Pick out each line with the word "this" from the material that follows.

>> start PROVIDED INFORMATION

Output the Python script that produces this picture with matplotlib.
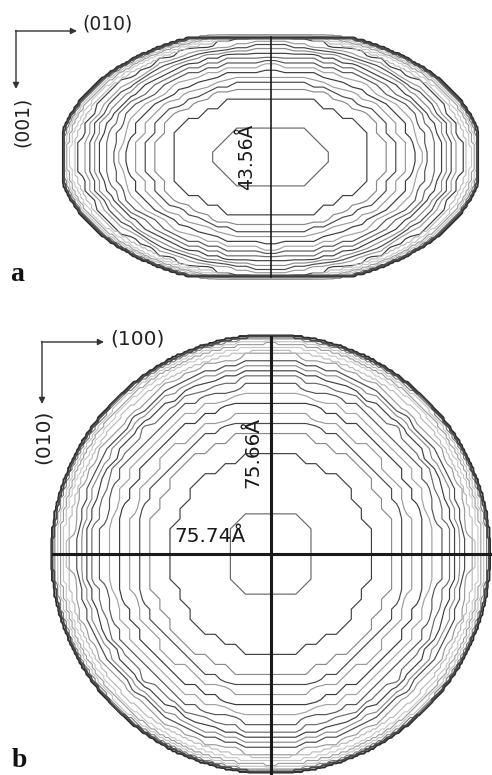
import numpy as np
import matplotlib
matplotlib.use("Agg")
import matplotlib.pyplot as plt

# ---------------- data ----------------
# panel a : crystallite section in the (010)/(001) plane  (Å)
a_width_010 = 75.0        # horizontal extent
a_height_001 = 43.56      # labelled thickness
a_full_010 = 77.1         # un-truncated ellipse diameters (estimated)
a_full_001 = 47.0
a_label = "43.56Å"

# panel b : crystallite section in the (100)/(010) plane  (Å)
b_width_100 = 75.74
b_height_010 = 75.66
b_full_100 = 76.4
b_full_010 = 76.6
b_label_h = "75.74Å"
b_label_v = "75.66Å"

# contour positions as fraction of the semi-axis
contour_frac_a = [0.255, 0.475, 0.55, 0.59, 0.63, 0.67, 0.71, 0.745, 0.78,
                  0.81, 0.84, 0.86, 0.88, 0.90, 0.925, 0.945, 0.96, 0.972,
                  0.983, 0.992, 0.998]
contour_frac_b = [0.2, 0.455, 0.56, 0.61, 0.65, 0.70, 0.735, 0.77, 0.81,
                  0.83, 0.86, 0.875, 0.90, 0.925, 0.945, 0.96, 0.972,
                  0.983, 0.992, 0.998]

axis_labels_a = ["(010)", "(001)"]
axis_labels_b = ["(100)", "(010)"]
panel_letters = ["a", "b"]

# ---------------- style ----------------
gray_cycle = ["#6a6a6a", "#404040", "#8a8a8a", "#4a4a4a", "#9a9a9a", "#3c3c3c",
              "#a2a2a2", "#555555"]
outer_colors = ["#b8b8b8", "#c6c6c6", "#9a9a9a", "#c0c0c0", "#7a7a7a", "#4a4a4a",
                "#2e2e2e"]

W_PX, H_PX = 492, 775
fig = plt.figure(figsize=(W_PX / 100, H_PX / 100), dpi=100)
fig.patch.set_facecolor("white")


def box_axes(x0, y0, x1, y1):
    """axes covering pixel box (x0,y0)-(x1,y1), y measured from top"""
    return fig.add_axes([x0 / W_PX, 1 - y1 / H_PX, (x1 - x0) / W_PX, (y1 - y0) / H_PX])


def colors_for(fr):
    n_out = int((fr > 0.905).sum())
    n_in = len(fr) - n_out
    inner = [gray_cycle[i % len(gray_cycle)] for i in range(n_in)]
    outer = outer_colors[-n_out:]
    return np.array(inner + outer)


def draw_panel(ax, width, height, full_w, full_h, frac):
    ax.set_xlim(-width / 2, width / 2)
    ax.set_ylim(-height / 2, height / 2)
    ax.set_axis_off()
    fr = np.array(frac)
    cols_all = colors_for(fr)
    groups = [(fr <= 0.905, 1.75, 0.85),
              ((fr > 0.905) & (fr < 0.99), 0.5, 0.8),
              (fr >= 0.99, 0.4, 1.4)]
    for mask, d, lw in groups:
        radii = fr[mask]
        cols = cols_all[mask]
        nx = int(np.ceil(width / 2 / d)) + 3
        ny = int(np.ceil(height / 2 / d)) + 3
        x = (np.arange(-nx, nx) + 0.5) * d
        y = (np.arange(-ny, ny) + 0.5) * d
        X, Y = np.meshgrid(x, y)
        R = np.hypot(X / (full_w / 2), Y / (full_h / 2))
        R[(np.abs(X) > width / 2) | (np.abs(Y) > height / 2)] = 9.0
        F = (R[..., None] < radii[None, None, :]).sum(axis=-1).astype(float)
        n = len(radii)
        cs = ax.contour(X, Y, F, levels=np.arange(n) + 0.5,
                        colors=list(cols[::-1]), linewidths=lw)
        cs.set_clip_on(False)


# panel a
ax_a = box_axes(64, 37, 477, 277)
draw_panel(ax_a, a_width_010, a_height_001, a_full_010, a_full_001, contour_frac_a)
ax_a.plot([0, 0], [-a_height_001 / 2, a_height_001 / 2], color="#1a1a1a", lw=1.2,
          clip_on=False)

# panel b
ax_b = box_axes(52.7, 337, 488.7, 771)
draw_panel(ax_b, b_width_100, b_height_010, b_full_100, b_full_010, contour_frac_b)
ax_b.plot([0, 0], [-b_height_010 / 2 - 1, b_height_010 / 2], color="#1a1a1a", lw=2.2,
          clip_on=False)
ax_b.plot([-b_width_100 / 2, b_width_100 / 2 + 1], [0, 0], color="#1a1a1a", lw=2.2,
          clip_on=False)

# overlay in pixel coordinates for annotations
ov = fig.add_axes([0, 0, 1, 1], facecolor="none")
ov.set_xlim(0, W_PX)
ov.set_ylim(H_PX, 0)
ov.set_axis_off()

arrow_kw = dict(arrowstyle="-|>", lw=1.0, color="#333333", mutation_scale=9,
                shrinkA=0, shrinkB=0)
# panel a direction arrows
ov.annotate("", xy=(77, 31), xytext=(15.5, 31), arrowprops=arrow_kw)
ov.annotate("", xy=(16, 89), xytext=(16, 30.5), arrowprops=arrow_kw)
ov.text(107, 24, axis_labels_a[0], fontsize=13.5, ha="center", va="center",
        color="#222222")
ov.text(22, 122, axis_labels_a[1], fontsize=13.5, ha="center", va="center",
        rotation=90, color="#222222")
ov.text(247, 157, a_label, fontsize=13.5, ha="center", va="center", rotation=90,
        color="#1a1a1a")
ov.text(10, 281, panel_letters[0], fontsize=20, fontweight="bold",
        family="Liberation Serif", ha="left", va="baseline", color="#111111")

# panel b direction arrows
ov.annotate("", xy=(104, 342), xytext=(41.5, 342), arrowprops=arrow_kw)
ov.annotate("", xy=(42, 404), xytext=(42, 341.5), arrowprops=arrow_kw)
ov.text(137, 339, axis_labels_b[0], fontsize=14.5, ha="center", va="center",
        color="#222222")
ov.text(43, 437, axis_labels_b[1], fontsize=14.5, ha="center", va="center",
        rotation=90, color="#222222")
ov.text(253, 452, b_label_v, fontsize=14.5, ha="center", va="center", rotation=90,
        color="#1a1a1a")
ov.text(210, 536, b_label_h, fontsize=14.5, ha="center", va="center",
        color="#1a1a1a")
ov.text(12, 767, panel_letters[1], fontsize=20, fontweight="bold",
        family="Liberation Serif", ha="left", va="baseline", color="#111111")

fig.savefig("out.png", dpi=100, facecolor="white")
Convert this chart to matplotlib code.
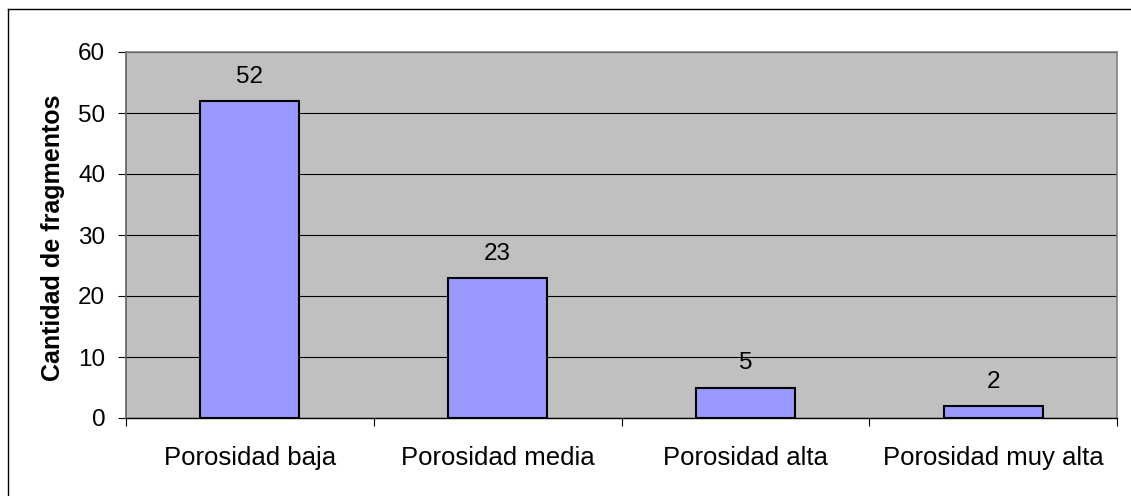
import matplotlib
matplotlib.use("Agg")
import matplotlib.pyplot as plt
from matplotlib.lines import Line2D
import numpy as np

plt.rcParams['font.family'] = ['Liberation Sans', 'DejaVu Sans']

categories = ["Porosidad baja", "Porosidad media", "Porosidad alta", "Porosidad muy alta"]
counts = [52, 23, 5, 2]
y_ticks = [0, 10, 20, 30, 40, 50, 60]
y_label = "Cantidad de fragmentos"

W, H = 1131, 496
fig = plt.figure(figsize=(W / 100, H / 100), dpi=100)
fig.patch.set_facecolor("white")

ax = fig.add_axes([126 / W, 1 - 418 / H, (1117 - 126) / W, (418 - 52) / H])
ax.set_facecolor("#C0C0C0")

x = np.arange(len(categories))
ax.bar(x, counts, width=0.40, color="#9999FF", edgecolor="black", linewidth=1.5, zorder=3)

ax.set_xlim(-0.5, len(categories) - 0.5)
ax.set_ylim(0, 60)
ax.set_yticks(y_ticks)
ax.set_yticklabels([str(t) for t in y_ticks], fontsize=17.5)
ax.yaxis.grid(True, color="black", linewidth=0.8, zorder=1)
ax.set_axisbelow(True)

# category labels centred, tick marks on the category boundaries
ax.set_xticks(x)
ax.set_xticklabels(categories, fontsize=18.5)
ax.tick_params(axis="x", which="major", length=0, pad=20)
ax.set_xticks(np.arange(len(categories) + 1) - 0.5, minor=True)
ax.tick_params(axis="x", which="minor", length=6, width=0.8, color="black", direction="out")
ax.tick_params(axis="y", length=6, width=0.8, color="black", direction="out", pad=9)

for side in ("top", "right"):
    ax.spines[side].set_color("#808080")
    ax.spines[side].set_linewidth(1.2)
ax.spines["left"].set_color("#606060")
ax.spines["left"].set_linewidth(1.2)
ax.spines["bottom"].set_color("black")
ax.spines["bottom"].set_linewidth(1.0)

for xi, v in zip(x, counts):
    ax.annotate(str(v), (xi, v), xytext=(0, 13), textcoords="offset points",
                ha="center", va="baseline", fontsize=17.5)

fig.text(52.8 / W, 1 - 238 / H, y_label, rotation=90, ha="center", va="center",
         fontsize=18, fontweight="bold")

# outer chart frame (top and left edges)
fig.add_artist(Line2D([7.5 / W, 1.0], [1 - 8.5 / H, 1 - 8.5 / H], transform=fig.transFigure,
                      color="black", linewidth=1.0))
fig.add_artist(Line2D([7.5 / W, 7.5 / W], [0.0, 1 - 8.5 / H], transform=fig.transFigure,
                      color="black", linewidth=1.0))

fig.savefig("out.png", dpi=100)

>> end PROVIDED INFORMATION

EXERCISE OUTPUT ::
Output the Python script that produces this picture with matplotlib.
Convert this chart to matplotlib code.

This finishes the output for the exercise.